A Fourth Option To Deal With Your Car In Bankruptcy

While it is typically true that there are generally three options available to debtors in a chapter 7 bankruptcy with regard to their autos, there may in fact be a fourth option. In a chapter 7 bankruptcy case the debtor has the ability to reaffirm, redeem or surrender and auto. A fourth option which seems to be making a comeback is the good old retain and pay or ride-through option. Let’s examine these options.

Reaffirmation of Auto

The most common option for a debtor is to reaffirm the debt on a vehicle. This option allows the debtor to retain the vehicle through the bankruptcy and be obligated for the outstanding balance after the bankruptcy. Provided the debtor is current on his or her payments pre-petition, the lender will typically issue a reaffirmation agreement to the debtor’s counsel. That agreement needs to be executed, submitted to the court and it is subject to approval by the court. In certain circumstances, the court will hold a reaffirmation hearing to determine whether or not the agreement imposes an undue hardship on the debtor moving forward. In most instances, the debtor is allowed to retain the vehicle, the reaffirmation agreement is approved and the debtor continues to make his or her monthly payments on the vehicle just as prior to filing bankruptcy.


The second option is to redeem the vehicle. In this circumstance, the debtor will pay the fair market value to the lender in one fell swoop in order to keep the vehicle. Since the debtor typically does not have the funds available to pay off the market value to the prior lender, a secondary lender comes in under section 722 of the Bankruptcy Code and provides such funding. The debtor can sometimes get a better deal from the second lender by only being obligated to repay the fair market value of the vehicle at a decent interest rate. This is not an option that is elected often because it just doesn’t seem feasible in most cases. The debtor would have to acquire secondary financing for the fair market value of the vehicle and a decent interest rate to make it worth his while. There are companies that specialize in this type of secondary financing however in my experience we have not seen great success. These secondary lenders try to lowball the value of the vehicle to make a profit for themselves. In my experience, only a small percentage of vehicle debt ever gets redeemed in a chapter 7 bankruptcy case.

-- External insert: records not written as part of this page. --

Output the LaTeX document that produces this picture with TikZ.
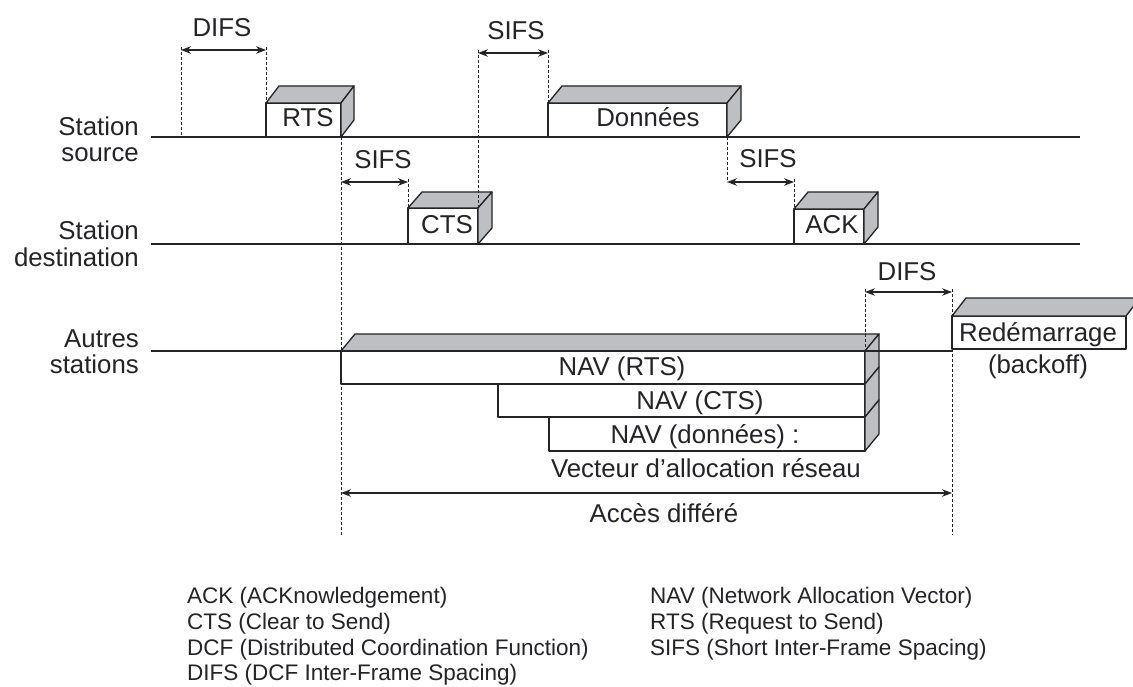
\documentclass[tikz,border=0pt]{standalone}
\usepackage{fontspec}
\setmainfont{Liberation Sans}
\usetikzlibrary{arrows.meta}
\definecolor{ink}{RGB}{35,35,40}
\definecolor{facegray}{RGB}{190,191,195}
% front box + top face + side face: x1,ytop,x2,ybottom,dx,dy
\newcommand\pktcube[6]{%
  \filldraw[boxline,fill=white] (#1,#2) rectangle (#3,#4);
  \filldraw[boxline,fill=facegray] (#1,#2) -- (#1+#5,#2-#6) -- (#3+#5,#2-#6) -- (#3,#2) -- cycle;
  \filldraw[boxline,fill=facegray] (#3,#2) -- (#3+#5,#2-#6) -- (#3+#5,#4-#6) -- (#3,#4) -- cycle;
}
\newcommand\pktside[4]{% x2, ytop, ybottom, dx
  \filldraw[boxline,fill=facegray] (#1,#2) -- (#1+#4,#2-17) -- (#1+#4,#3-17) -- (#1,#3) -- cycle;
}
\begin{document}
\begin{tikzpicture}[x=1pt,y=-1pt,
  timeline/.style={draw=ink, line width=1.2pt},
  boxline/.style={draw=ink, line width=1.3pt, line join=round},
  guide/.style={draw=ink, line width=0.8pt, dash pattern=on 3pt off 2pt},
  span/.style={draw=ink, line width=1.2pt, {Stealth[length=10pt,width=7.5pt]}-{Stealth[length=10pt,width=7.5pt]}},
  lbl/.style={font=\fontsize{25.8}{28}\selectfont, text=ink, anchor=base, inner sep=0pt},
  side/.style={font=\fontsize{25.8}{28}\selectfont, text=ink, anchor=base east, inner sep=0pt},
  leg/.style={font=\fontsize{22.5}{26}\selectfont, text=ink, anchor=base west, inner sep=0pt}]
\useasboundingbox (0,0) rectangle (1133,687);
\fill[white] (0,0) rectangle (1133,687);

% time lines
\coordinate (srcL) at (151,137); \coordinate (srcR) at (1080,137);
\coordinate (dstL) at (151,244); \coordinate (dstR) at (1080,244);
\coordinate (othL) at (151,351); \coordinate (othR) at (952,351);
\draw[timeline] (srcL) -- (srcR);
\draw[timeline] (dstL) -- (dstR);

% frames
\pktcube{266}{103}{341}{137}{13}{17}
\pktcube{548}{103}{727}{137}{14}{17}
\pktcube{408}{208}{478}{244}{14}{16}
\pktcube{794}{209}{864}{244}{14}{17}
% restart frame (cut by the right border)
\filldraw[boxline,fill=white] (952,316) rectangle (1126,349);
\filldraw[boxline,fill=facegray] (952,316) -- (966,298) -- (1140,298) -- (1126,316) -- cycle;

% NAV stack
\filldraw[boxline,fill=white] (341,351) rectangle (865,384);
\filldraw[boxline,fill=white] (498,384) rectangle (865,417);
\filldraw[boxline,fill=white] (549,417) rectangle (865,451);
\filldraw[boxline,fill=facegray] (341,351) -- (355,334) -- (879,334) -- (865,351) -- cycle;
\pktside{865}{351}{384}{14}
\pktside{865}{384}{417}{14}
\pktside{865}{417}{451}{14}
\draw[timeline] (othL) -- (othR);

% guides and spans
\coordinate (g1t) at (181,47);  \coordinate (g1b) at (181,137);
\coordinate (g2t) at (266,47);  \coordinate (g2b) at (266,103);
\draw[guide] (g1t) -- (g1b);
\draw[guide] (g2t) -- (g2b);
\coordinate (s1a) at (181,50); \coordinate (s1b) at (266,50);
\draw[span] (s1a) -- (s1b);

\coordinate (g3t) at (478,50);  \coordinate (g3b) at (478,208);
\coordinate (g4t) at (548,50);  \coordinate (g4b) at (548,103);
\draw[guide] (g3t) -- (g3b);
\draw[guide] (g4t) -- (g4b);
\coordinate (s2a) at (478,53); \coordinate (s2b) at (548,53);
\draw[span] (s2a) -- (s2b);

\coordinate (g5t) at (341,137); \coordinate (g5b) at (341,535);
\coordinate (g6t) at (408,179); \coordinate (g6b) at (408,208);
\draw[guide] (g5t) -- (g5b);
\draw[guide] (g6t) -- (g6b);
\coordinate (s3a) at (341,182); \coordinate (s3b) at (408,182);
\draw[span] (s3a) -- (s3b);

\coordinate (g7t) at (727,137); \coordinate (g7b) at (727,182);
\coordinate (g8t) at (794,179); \coordinate (g8b) at (794,209);
\draw[guide] (g7t) -- (g7b);
\draw[guide] (g8t) -- (g8b);
\coordinate (s4a) at (727,182); \coordinate (s4b) at (794,182);
\draw[span] (s4a) -- (s4b);

\coordinate (g9t) at (865,289); \coordinate (g9b) at (865,351);
\coordinate (g10t) at (952,289); \coordinate (g10b) at (952,535);
\draw[guide] (g9t) -- (g9b);
\draw[guide] (g10t) -- (g10b);
\coordinate (s5a) at (865,292); \coordinate (s5b) at (952,292);
\draw[span] (s5a) -- (s5b);

\coordinate (accA) at (341,493); \coordinate (accB) at (952,493);
\draw[span] (accA) -- (accB);

% interval labels
\node[lbl] (tDIFS1) at (222,37) {DIFS};
\node[lbl] (tSIFS1) at (516,40) {SIFS};
\node[lbl] (tSIFS2) at (383,169) {SIFS};
\node[lbl] (tSIFS3) at (768,168) {SIFS};
\node[lbl] (tDIFS2) at (907,280) {DIFS};

% frame labels
\node[lbl] (tRTS) at (308,127) {RTS};
\node[lbl] (tDATA) at (648,127) {Données};
\node[lbl] (tCTS) at (447,234) {CTS};
\node[lbl] (tACK) at (832,234) {ACK};
\node[lbl] (tRED) at (1038,341) {Redémarrage};
\node[lbl] (tBO) at (1038,373) {(backoff)};
\node[lbl] (tNAV1) at (622,375) {NAV (RTS)};
\node[lbl] (tNAV2) at (700,409) {NAV (CTS)};
\node[lbl] (tNAV3) at (705,443) {NAV (données) :};
\node[lbl] (tVEC) at (706,477) {Vecteur d’allocation réseau};
\node[lbl] (tACC) at (664,522) {Accès différé};

% station labels
\node[side] (st1a) at (139,136) {Station};
\node[side] (st1b) at (139,162) {source};
\node[side] (st2a) at (139,240) {Station};
\node[side] (st2b) at (139,266) {destination};
\node[side] (st3a) at (139,347) {Autres};
\node[side] (st3b) at (139,373) {stations};

% legend
\node[leg] (l1) at (187,603) {ACK (ACKnowledgement)};
\node[leg] (l2) at (187,629) {CTS (Clear to Send)};
\node[leg] (l3) at (187,655) {DCF (Distributed Coordination Function)};
\node[leg] (l4) at (187,680) {DIFS (DCF Inter-Frame Spacing)};
\node[leg] (r1) at (650,603) {NAV (Network Allocation Vector)};
\node[leg] (r2) at (650,629) {RTS (Request to Send)};
\node[leg] (r3) at (650,655) {SIFS (Short Inter-Frame Spacing)};
\end{tikzpicture}
\end{document}
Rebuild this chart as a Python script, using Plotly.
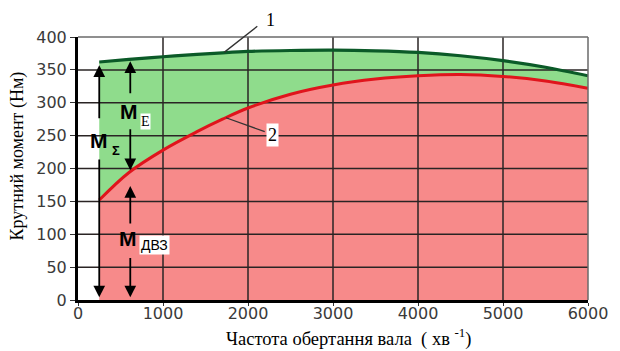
import numpy as np
import plotly.graph_objects as go

# Engine speed, rpm
rpm = [250, 600, 1000, 1400, 1700, 2000, 2500, 3000, 3500, 4000, 4500, 5000, 5500, 6000]
# Curve 1: total torque M_Σ (engine + electric motor), N·m
torque_total = [362, 366, 370, 373.5, 376, 378, 379.5, 380, 379, 376.5, 371.5, 364, 354, 341]
# Curve 2: internal combustion engine torque M_ДВЗ, N·m
torque_ice = [152, 194, 228, 256, 275, 292, 313, 327, 336, 341, 343, 340, 333, 322]

x_ticks = [0, 1000, 2000, 3000, 4000, 5000, 6000]
y_ticks = [0, 50, 100, 150, 200, 250, 300, 350, 400]

X_MAX, Y_MAX = 6000, 400
GREEN_FILL = "#8fdc8c"
RED_FILL = "#f78a8a"
GREEN_LINE = "#0b5a28"
RED_LINE = "#e0141c"
GRID = "#2a2424"
SERIF = "Liberation Serif"
SANS = "Liberation Sans"

fig = go.Figure()

# filled areas: engine share (red) below curve 2, electric share (green) between curves
fig.add_trace(go.Scatter(x=rpm, y=torque_ice, mode="lines", fill="tozeroy",
                         fillcolor=RED_FILL, line=dict(width=0, shape="spline"),
                         hoverinfo="skip", showlegend=False))
fig.add_trace(go.Scatter(x=rpm, y=torque_total, mode="lines", fill="tonexty",
                         fillcolor=GREEN_FILL, line=dict(width=0, shape="spline"),
                         hoverinfo="skip", showlegend=False))

# grid drawn over the fills
gx, gy = [], []
for t in x_ticks[1:-1]:
    gx += [t, t, None]
    gy += [0, Y_MAX, None]
for t in y_ticks[1:-1]:
    gx += [0, X_MAX, None]
    gy += [t, t, None]
fig.add_trace(go.Scatter(x=gx, y=gy, mode="lines", line=dict(color=GRID, width=1.5),
                         hoverinfo="skip", showlegend=False))

# the two torque curves
fig.add_trace(go.Scatter(x=rpm, y=torque_ice, mode="lines",
                         line=dict(color=RED_LINE, width=3, shape="spline"),
                         showlegend=False))
fig.add_trace(go.Scatter(x=rpm, y=torque_total, mode="lines",
                         line=dict(color=GREEN_LINE, width=3.2, shape="spline"),
                         showlegend=False))

annotations = []


def arrow(x, y_from, y_to):
    annotations.append(dict(x=x, y=y_to, ax=x, ay=y_from, xref="x", yref="y",
                            axref="x", ayref="y", text="", showarrow=True,
                            arrowhead=2, arrowsize=1.3, arrowwidth=1.8,
                            arrowcolor="black", standoff=0, startstandoff=0))


def leader(x0, y0, x1, y1):
    annotations.append(dict(x=x1, y=y1, ax=x0, ay=y0, xref="x", yref="y",
                            axref="x", ayref="y", text="", showarrow=True,
                            arrowhead=0, arrowwidth=1.3, arrowcolor="#333"))


def label(x, y, text, size, family, bg=None, bold=False, pad=1, yref="y"):
    annotations.append(dict(x=x, y=y, xref="x", yref=yref,
                            text=f"<b>{text}</b>" if bold else text,
                            showarrow=False, font=dict(size=size, family=family, color="black"),
                            bgcolor=bg, borderpad=pad, xanchor="center", yanchor="middle"))


# M_Σ arrow at the start of the curves
x1 = rpm[0]
arrow(x1, 274, torque_total[0] - 5)
arrow(x1, 216, 4)
label(x1 - 5, 243, "M", 21, SANS, bold=True)
label(447, 227, "Σ", 13, SANS, bold=True)

# M_E and M_ДВЗ arrows
x2 = 615
ice_at_x2 = float(np.interp(x2, rpm, torque_ice))
tot_at_x2 = float(np.interp(x2, rpm, torque_total))
arrow(x2, 312, tot_at_x2 - 3)
arrow(x2, 262, ice_at_x2 + 2)
arrow(x2, 114, ice_at_x2 - 22)
arrow(x2, 66, 4)
label(600, 286, "M", 21, SANS, bold=True)
label(790, 271, "E", 14, SERIF, bg="white", pad=0)
label(590, 93, "M", 21, SANS, bold=True)
label(902, 83, "ДВЗ", 14, SANS, bg="white", pad=1)

# curve markers ("1" sits above the top of the y range, so it is placed in paper units)
leader(2127, 418, 1723, 377)
label(2266, 426 / Y_MAX, "1", 18, SERIF, yref="paper")
leader(1723, 278, 2197, 256)
label(2289, 251, "2", 18, SERIF, bg="white", pad=1)

# axis titles
annotations.append(dict(x=0.5, y=0.0, xref="paper", yref="paper",
                        text="Частота обертання вала  ( хв <sup>-1</sup>)",
                        showarrow=False, xanchor="center", yanchor="bottom", xshift=15, yshift=-52,
                        font=dict(size=18.5, family=SERIF, color="black")))
annotations.append(dict(x=0.0, y=0.5, xref="paper", yref="paper", text="Крутний момент (Нм)",
                        showarrow=False, textangle=-90, xanchor="center", yanchor="middle",
                        xshift=-61, yshift=12, font=dict(size=18, family=SERIF, color="black")))

# light frame on the top and right
shapes = [
    dict(type="line", xref="paper", yref="paper", x0=1, x1=1, y0=0, y1=1,
         line=dict(color="#6a6a6a", width=1.5), layer="above"),
    dict(type="line", xref="paper", yref="paper", x0=0, x1=1, y0=1, y1=1,
         line=dict(color="#6a6a6a", width=1.5), layer="above"),
]

fig.update_layout(
    width=620, height=351,
    margin=dict(l=78, r=23, t=37, b=51),
    paper_bgcolor="white", plot_bgcolor="white",
    annotations=annotations, shapes=shapes,
    xaxis=dict(range=[0, X_MAX], tickvals=x_ticks, showgrid=False, zeroline=False,
               showline=True, linecolor="black", linewidth=3, ticks="outside", ticklen=3,
               tickcolor="#333", tickfont=dict(size=16, family="DejaVu Sans", color="#3a3a3a"),
               ticklabelstandoff=-6, layer="above traces"),
    yaxis=dict(range=[0, Y_MAX], tickvals=y_ticks, showgrid=False, zeroline=False,
               showline=True, linecolor="black", linewidth=3, ticks="outside", ticklen=5,
               tickcolor="#333", tickfont=dict(size=16, family="DejaVu Sans", color="#3a3a3a"),
               layer="above traces"),
)

fig.write_html("out.html")
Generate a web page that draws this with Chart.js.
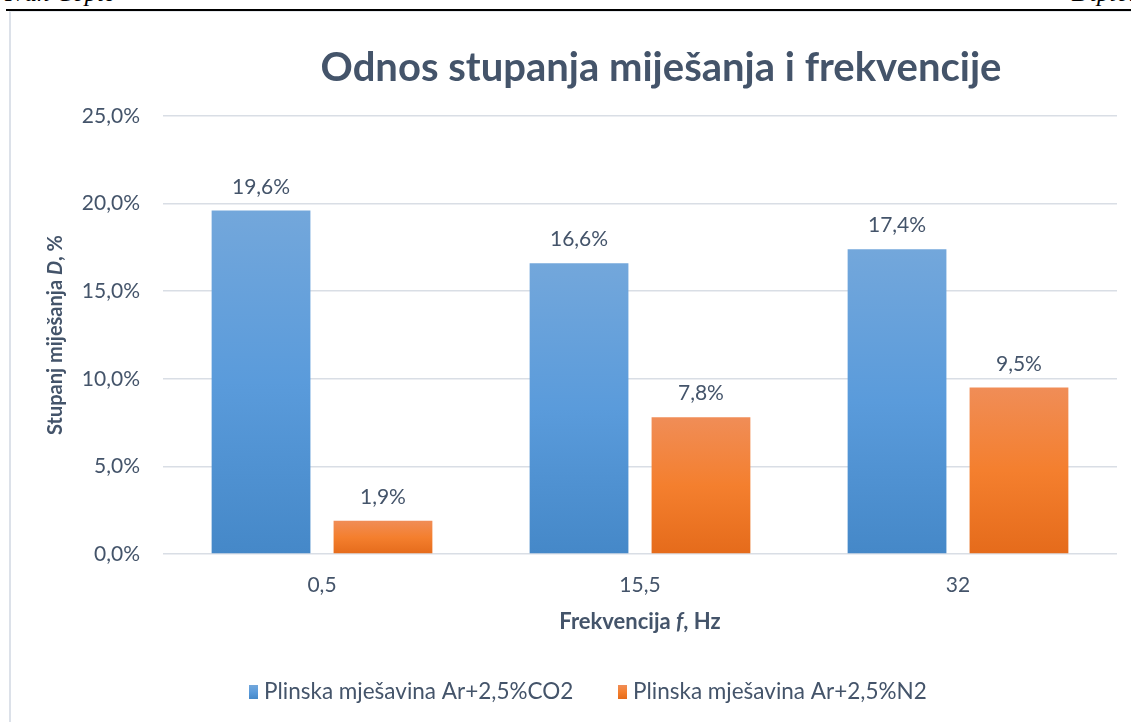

The third option is simply to surrender the vehicle in satisfaction of the debt. Many debtors take advantage of this scenario when the vehicle is either completely upside down or in tremendous disrepair. This allows the debtor to give back the vehicle and look towards purchasing a new vehicle after the case is filed. There are so many opportunities from different lenders and dealerships to get into a vehicle post-filing that many debtors are willing to let go of their current vehicle if they are either upside down or the vehicle is not functioning properly.

The Fourth Option

Let’s talk about the fourth option. What I’m referring to here is the ride-through or retain and pay. This was an option available to debtors prior to the bankruptcy reform of 2005. Since that time, the only lender that I am aware of that specifically will not allow this fourth option is Ford Motor Credit. They stick to the true letter of the law and force the debtor to either reaffirm, redeem, or surrender. In fact, when their counsel sends a reaffirmation agreement, there is a cover letter that specifically states that Ford Motor Credit will not allow a retain and pay scenario. Other lenders however, are hesitant to even send a reaffirmation agreement because they want to avoid the additional expense and hassle of a potential reaffirmation hearing. Those lenders simply understand that if the debtor wishes to maintain the vehicle, he must continue to pay for it. If the debtor fails to make payments post-petition, the lender has the ability to repossess the vehicle, sell it at auction, absorb their loss and move on. In the long run, they save some money because they don’t need to engage in legal fees every time a chapter 7 bankruptcy case is filed when one of their vehicles is financed. So although technically not allowed under the bankruptcy code since bankruptcy reform, this fourth option to retain and pay, otherwise known as ride-through, seems to be making a strong comeback. In my opinion, it makes perfect sense for the lender to just allow the debtor to retain and pay. If the debtor defaults, the lender has its remedies.